Salado and Georgetown salamanders of Texas get Endangered Species Act Protections
Two salamanders native to Central Texas have received Endangered Species Act protections by the U.S. Fish and Wildlife Service. The protections were the result of a settlement between USFWS and the Center for Biological Diversity in 2011 that is speeding federal protections decisions on more than 700 species in the United States.
“Saving these salamanders will also protect the precious springs that give drinking water and recreation to Texas communities,” Collette Adkins Giese, a Center lawyer said in a statement. “These rare salamanders are found nowhere on Earth except central Texas, and right now they’re facing extinction. Endangered Species Act protection will give them a fighting chance.”

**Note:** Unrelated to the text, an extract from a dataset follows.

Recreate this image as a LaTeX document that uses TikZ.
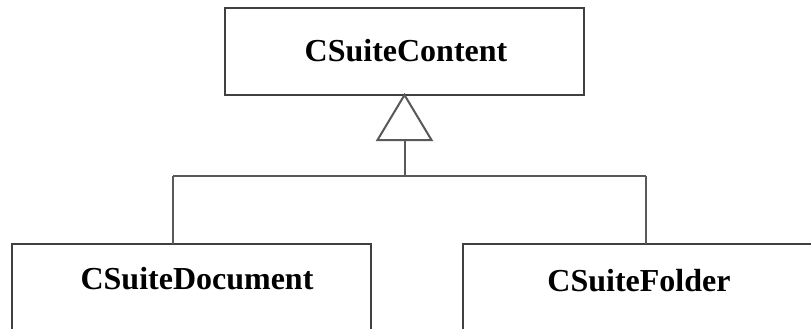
\documentclass[tikz,border=0pt]{standalone}
\usepackage{fontspec}
\setmainfont{Liberation Serif}
\usetikzlibrary{calc}
\begin{document}
\begin{tikzpicture}[x=1pt,y=-1pt,
  box/.style={draw=black!75,line width=2pt,fill=white,inner sep=0pt,outer sep=0pt},
  lbl/.style={font=\fontsize{32}{38}\selectfont\bfseries,text=black,inner sep=0pt},
  conn/.style={draw=black!65,line width=2pt}]
\useasboundingbox (0,0) rectangle (811,329);
\clip (0,0) rectangle (811,329);
\fill[white] (0,0) rectangle (811,329);
% boxes
\node[box,minimum width=359pt,minimum height=87pt] (top) at (404.5,51.5) {};
\node[box,minimum width=359pt,minimum height=120pt,anchor=north west] (doc) at (12,244) {};
\node[box,minimum width=380pt,minimum height=120pt,anchor=north west] (fold) at (463,244) {};
% labels
\node[lbl] (ltop) at (406,51) {CSuiteContent};
\node[lbl] (ldoc) at (197,279) {CSuiteDocument};
\node[lbl] (lfold) at (639,281) {CSuiteFolder};
% connectors
\coordinate (base) at ($(top.south)+(0,45)$);
\coordinate (junc) at (404.5,176);
\coordinate (jl) at (173,176);
\coordinate (jr) at (646,176);
\draw[conn,line join=miter] (top.south) -- ++(-27,45) -- ++(54,0) -- cycle;
\draw[conn] (base) -- (junc);
\draw[conn] (jl) -- (jr);
\draw[conn] (jl) -- (jl |- doc.north);
\draw[conn] (jr) -- (jr |- fold.north);
\end{tikzpicture}
\end{document}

The Salado salamander (Eurycea chisholmensis) resides in springs in the town of Salado in Central Texas. It is just two inches in length and has reduced eyes when compared to other spring dwelling salamanders. It can be found in just four springs in the town and has been observed just a handful of times over the course of the last several decades. Due to rapid growth in the region, the salamander is vulnerable to groundwater contamination and hazardous-materials spills.

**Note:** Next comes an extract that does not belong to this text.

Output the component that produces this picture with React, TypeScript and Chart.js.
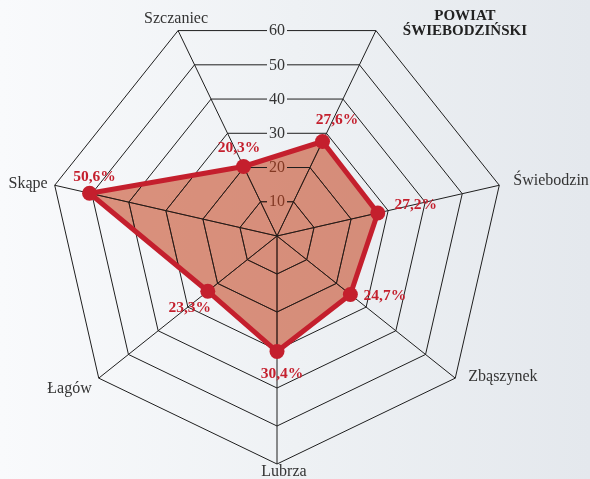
import { useEffect, useRef } from "react";
import { Chart, registerables } from "chart.js";

Chart.register(...registerables);

// ---- data ----
const categories = ["POWIAT ŚWIEBODZIŃSKI", "Świebodzin", "Zbąszynek", "Lubrza", "Łagów", "Skąpe", "Szczaniec"];
const categoryLines = [["POWIAT", "ŚWIEBODZIŃSKI"], ["Świebodzin"], ["Zbąszynek"], ["Lubrza"], ["Łagów"], ["Skąpe"], ["Szczaniec"]];
const values = [27.6, 27.2, 24.7, 30.4, 23.3, 50.6, 20.3];
const tickValues = [10, 20, 30, 40, 50, 60];
const valueLabels = values.map((v) => v.toFixed(1).replace(".", ",") + "%");

// ---- text placement (relative to the scale's own positions) ----
const pointLabelPlacement = [
  { dx: 89, dy: -14, align: "center", bold: true },
  { dx: 14, dy: -4, align: "left", bold: false },
  { dx: 13, dy: -1, align: "left", bold: false },
  { dx: 7, dy: 8, align: "center", bold: false },
  { dx: -7, dy: 11, align: "right", bold: false },
  { dx: -7, dy: -1, align: "right", bold: false },
  { dx: -2, dy: -12, align: "center", bold: false },
];
const valueLabelOffset = [
  { dx: 14.5, dy: -21.5 },
  { dx: 38, dy: -8 },
  { dx: 34.5, dy: 1 },
  { dx: 5, dy: 22.5 },
  { dx: -18, dy: 17 },
  { dx: 5, dy: -16.5 },
  { dx: -4.5, dy: -18.5 },
];

const SERIF = '"Liberation Serif", "DejaVu Serif", serif';
const RED = "#c41f2d";
const FILL = "rgba(194,61,22,0.55)";
const BACKDROP = "#eef1f4";

const radarPlugin = {
  id: "radarDecor",
  beforeDatasetsDraw(chart: any) {
    const ctx = chart.ctx;
    const scale = chart.scales.r;
    const n = categories.length;
    const rects: any[] = [];
    ctx.save();
    ctx.font = "16px " + SERIF;
    ctx.textAlign = "center";
    ctx.textBaseline = "middle";
    tickValues.forEach((v) => {
      const d = scale.getDistanceFromCenterForValue(v);
      const y = scale.yCenter - d * Math.cos(Math.PI / n);
      const x = scale.xCenter;
      const text = String(v);
      const w = ctx.measureText(text).width + 4;
      const h = 12;
      const r = { x: x - w / 2, y: y - h / 2, w, h };
      rects.push(r);
      ctx.fillStyle = BACKDROP;
      ctx.fillRect(r.x, r.y, r.w, r.h);
      ctx.fillStyle = "#333333";
      ctx.fillText(text, x, y + 0.5);
    });
    ctx.restore();
    chart.$tickRects = rects;
  },
  afterDatasetDraw(chart: any, args: any) {
    if (args.index !== 1) return;
    const ctx = chart.ctx;
    const scale = chart.scales.r;
    const pts = chart.getDatasetMeta(1).data;
    ctx.save();
    ctx.beginPath();
    pts.forEach((p: any, i: number) => (i ? ctx.lineTo(p.x, p.y) : ctx.moveTo(p.x, p.y)));
    ctx.closePath();
    ctx.clip();
    ctx.beginPath();
    ctx.rect(0, 0, chart.width, chart.height);
    (chart.$tickRects || []).forEach((r: any) => ctx.rect(r.x, r.y, r.w, r.h));
    ctx.clip("evenodd");
    scale.drawGrid();
    ctx.restore();
  },
  afterDatasetsDraw(chart: any) {
    const ctx = chart.ctx;
    const scale = chart.scales.r;
    const pts = chart.getDatasetMeta(0).data;
    ctx.save();
    // value labels
    ctx.font = "bold 15.5px " + SERIF;
    ctx.fillStyle = RED;
    ctx.textAlign = "center";
    ctx.textBaseline = "middle";
    pts.forEach((p: any, i: number) => {
      const o = valueLabelOffset[i];
      ctx.fillText(valueLabels[i], p.x + o.dx, p.y + o.dy);
    });
    // category labels
    categoryLines.forEach((lines, i) => {
      const pos = scale.getPointPosition(i, scale.drawingArea);
      const pl = pointLabelPlacement[i];
      ctx.font = (pl.bold ? "bold 15px " : "16px ") + SERIF;
      ctx.fillStyle = pl.bold ? "#222222" : "#333333";
      ctx.textAlign = pl.align;
      ctx.textBaseline = "middle";
      lines.forEach((line, k) => {
        ctx.fillText(line, pos.x + pl.dx, pos.y + pl.dy + k * 15);
      });
    });
    ctx.restore();
  },
};

export default function App() {
  const ref = useRef<HTMLCanvasElement | null>(null);

  useEffect(() => {
    if (!ref.current) return;
    const chart = new Chart(ref.current, {
      type: "radar",
      data: {
        labels: categories,
        datasets: [
          {
            data: values,
            fill: false,
            borderColor: RED,
            borderWidth: 5,
            pointRadius: 7.5,
            pointBackgroundColor: RED,
            pointBorderColor: RED,
            pointBorderWidth: 0,
          },
          {
            data: values,
            fill: true,
            backgroundColor: FILL,
            borderColor: "transparent",
            borderWidth: 0,
            pointRadius: 0,
          },
        ],
      },
      options: {
        responsive: false,
        animation: false,
        layout: { padding: { left: 49, right: 85, top: 8, bottom: 15 } },
        plugins: { legend: { display: false }, tooltip: { enabled: false } },
        elements: { line: { tension: 0 } },
        scales: {
          r: {
            min: 0,
            max: 60,
            startAngle: 180 / 7,
            ticks: { display: false, stepSize: 10 },
            pointLabels: { display: false },
            grid: { color: "#1e1e1e", lineWidth: 1 },
            angleLines: { color: "#1e1e1e", lineWidth: 1 },
          },
        },
      } as any,
      plugins: [radarPlugin as any],
    });
    return () => chart.destroy();
  }, []);

  return (
    <div
      style={{
        position: "absolute",
        left: 0,
        top: 0,
        width: 590,
        height: 479,
        overflow: "hidden",
        background: "linear-gradient(to right, #f9fafc 0%, #eef1f4 50%, #e4e8ed 100%)",
      }}
    >
      <canvas ref={ref} width={590} height={479} style={{ display: "block" }} />
    </div>
  );
}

The Georgetown salamander (Eurycea naufragia) can be found in springs along five tributaries along the San Gabriel River and in three caves in Williamson County, Texas. The amphibian has a broad and short head with three pairs of bright red gills on each side behind its jaws. Its eyes are large with gold irises. It is threatened by water pollution and restricted water flows. It had been waiting more than 10 years for protection after the service determined in 2001 that it deserves federal protection.